Y después de este breve desajuste neurofisiológico, provocado por todo lo que el coronavirus acarrea, y tras un impás en el limbo de la desconexión, retrocedo en el tiempo a mi añorado Ibahernando, y me sumerjo en hedónicos recuerdos de adolescencia y juventud en las que gozaba de: la energía de ser joven, de la euforia de los tres meses sin obligaciones académicas, y de la euestesia, del paraguas de cobijo de mis padres, y de no tener amenazas, o al menos no tal brutales, como la que padecemos por el coronavirus.

Volando con mis pensamientos llego a la finca las Magasconas, e inmediatamente añoro los aullidos del recibimiento habitual de Yunque y Casquelito. ¿Se habrán vengado de mi? ¿Les habrá sentado mal el confinamiento preventivo al que les sometí, por la posible agresión a las ovejas del vecino?. Después de 10 días de encierro tutelado, el jueves anterior recibí una llamada regocijante de Pepito Novella, buen vecino y mejor persona: «Eloy ya puedes soltar los mastines, hemos encontrado el autor la fechoría de las ovejas y no han sido tus perros». Consecuentemente, y de manera inmediata, solté a mis custodios de majada…; pero a estos canidos, les debe haber ocurrido lo mismo que a los jóvenes en el postconfinamiento; han salido en desbandada; han dado rienda a su libertad; y llevan 48 horas desaparecidos. Estoy tranquilo porque confío en ellos; y porque nunca dudé acerca de su no intervención en el óbito de las pécoras; y porque tenemos una simbiosis casi indisoluble, y digo casi, porque sólo los vientos feromonales procedentes de las fincas aledañas, provocadores de atracción sexual por una potencial pareja, y la llamada reproductiva, son capaces de alejarlos de su entorno y de mi presencia…Si son de ley volverán, como yo a mi añorado Ibahernando.

En el transcurrir del ciclo vital, en el que he superado, con más o menos acierto, algunas metas de mi vida, tengo idealizado a mi pueblo.

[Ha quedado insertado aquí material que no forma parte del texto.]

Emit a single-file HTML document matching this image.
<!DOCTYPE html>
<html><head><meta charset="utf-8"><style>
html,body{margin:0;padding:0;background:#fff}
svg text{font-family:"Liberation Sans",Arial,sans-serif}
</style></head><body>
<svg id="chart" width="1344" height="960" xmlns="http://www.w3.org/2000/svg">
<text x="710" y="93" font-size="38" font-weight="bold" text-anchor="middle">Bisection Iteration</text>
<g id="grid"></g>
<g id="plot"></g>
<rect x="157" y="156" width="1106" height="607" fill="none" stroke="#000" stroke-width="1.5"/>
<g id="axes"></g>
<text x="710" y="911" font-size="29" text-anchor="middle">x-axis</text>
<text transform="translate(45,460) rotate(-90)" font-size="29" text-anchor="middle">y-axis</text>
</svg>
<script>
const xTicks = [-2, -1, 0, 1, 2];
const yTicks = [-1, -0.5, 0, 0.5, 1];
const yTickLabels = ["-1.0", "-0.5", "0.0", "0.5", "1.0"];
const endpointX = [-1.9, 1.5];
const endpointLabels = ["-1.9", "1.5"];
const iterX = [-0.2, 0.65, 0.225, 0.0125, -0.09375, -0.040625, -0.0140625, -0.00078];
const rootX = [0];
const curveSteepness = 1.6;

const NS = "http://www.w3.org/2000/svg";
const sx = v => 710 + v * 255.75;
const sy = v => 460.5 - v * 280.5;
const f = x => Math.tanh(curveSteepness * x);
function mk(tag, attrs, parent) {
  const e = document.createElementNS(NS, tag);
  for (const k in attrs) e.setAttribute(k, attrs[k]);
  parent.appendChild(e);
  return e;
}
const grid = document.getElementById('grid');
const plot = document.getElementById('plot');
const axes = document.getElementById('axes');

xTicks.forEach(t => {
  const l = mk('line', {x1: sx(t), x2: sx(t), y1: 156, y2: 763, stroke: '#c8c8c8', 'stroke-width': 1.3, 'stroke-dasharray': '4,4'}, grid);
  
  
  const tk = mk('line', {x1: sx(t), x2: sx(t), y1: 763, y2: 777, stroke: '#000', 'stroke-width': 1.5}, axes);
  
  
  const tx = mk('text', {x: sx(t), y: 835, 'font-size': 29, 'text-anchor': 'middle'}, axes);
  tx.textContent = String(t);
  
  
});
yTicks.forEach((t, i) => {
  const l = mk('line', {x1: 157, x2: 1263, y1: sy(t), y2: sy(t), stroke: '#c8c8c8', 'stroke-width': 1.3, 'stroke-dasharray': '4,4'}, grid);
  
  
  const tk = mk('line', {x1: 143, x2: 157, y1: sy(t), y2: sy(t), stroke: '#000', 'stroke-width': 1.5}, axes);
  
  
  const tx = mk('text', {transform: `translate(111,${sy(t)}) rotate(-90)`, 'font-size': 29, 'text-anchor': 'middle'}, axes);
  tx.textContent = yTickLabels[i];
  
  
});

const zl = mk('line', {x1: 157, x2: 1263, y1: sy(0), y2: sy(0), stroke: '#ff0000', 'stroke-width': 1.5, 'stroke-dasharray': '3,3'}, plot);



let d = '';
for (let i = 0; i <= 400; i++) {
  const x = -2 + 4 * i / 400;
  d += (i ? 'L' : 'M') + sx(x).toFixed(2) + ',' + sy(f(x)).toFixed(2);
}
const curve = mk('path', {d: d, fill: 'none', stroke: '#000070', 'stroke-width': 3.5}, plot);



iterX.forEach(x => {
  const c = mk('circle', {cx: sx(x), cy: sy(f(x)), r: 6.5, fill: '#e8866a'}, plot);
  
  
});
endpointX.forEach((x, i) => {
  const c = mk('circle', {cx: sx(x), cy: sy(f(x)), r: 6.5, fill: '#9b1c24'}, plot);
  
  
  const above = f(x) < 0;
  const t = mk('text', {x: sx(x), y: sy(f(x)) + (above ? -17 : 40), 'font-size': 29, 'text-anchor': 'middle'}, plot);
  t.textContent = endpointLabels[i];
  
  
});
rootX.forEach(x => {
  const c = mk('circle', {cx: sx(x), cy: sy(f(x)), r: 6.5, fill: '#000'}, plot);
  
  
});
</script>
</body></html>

De mi adolescencia y juventud ya les hablé; y de mi infancia, únicamente quiero evocar sensaciones asociadas a recuerdos: «mi infancia es un recuerdo de un patio…, el de mi abuela Isidora». Regresaré para siempre a Ibahernando, no sé si solo, o acompañado, por mi propio pie, o 'con los pies por delante', pero volveré. Y sobretodo, porque ya no me desasosiega - como antaño lo hacía - regresar al Barrero, el lugar donde se ubica el camposanto viveño. Me encuentro en una etapa vital, en la que me sobresalta la nostalgia, asaltando mi intimidad síquica y somática, cuando los recuerdos viveños me embargan. Quiero retornar a mi pueblo, quiero retroceder con mis gentes, presentes y ausentes; soy un viveño en Trujillo, entrañado y apesadumbrado por el deseo de tornar a mi patria chica; por eso, apoyándome en la muleta de Juan Rulfo/Pedro Páramo, pregono : «…a tu tierra grulla aunque sea con una pata», y así lo haré.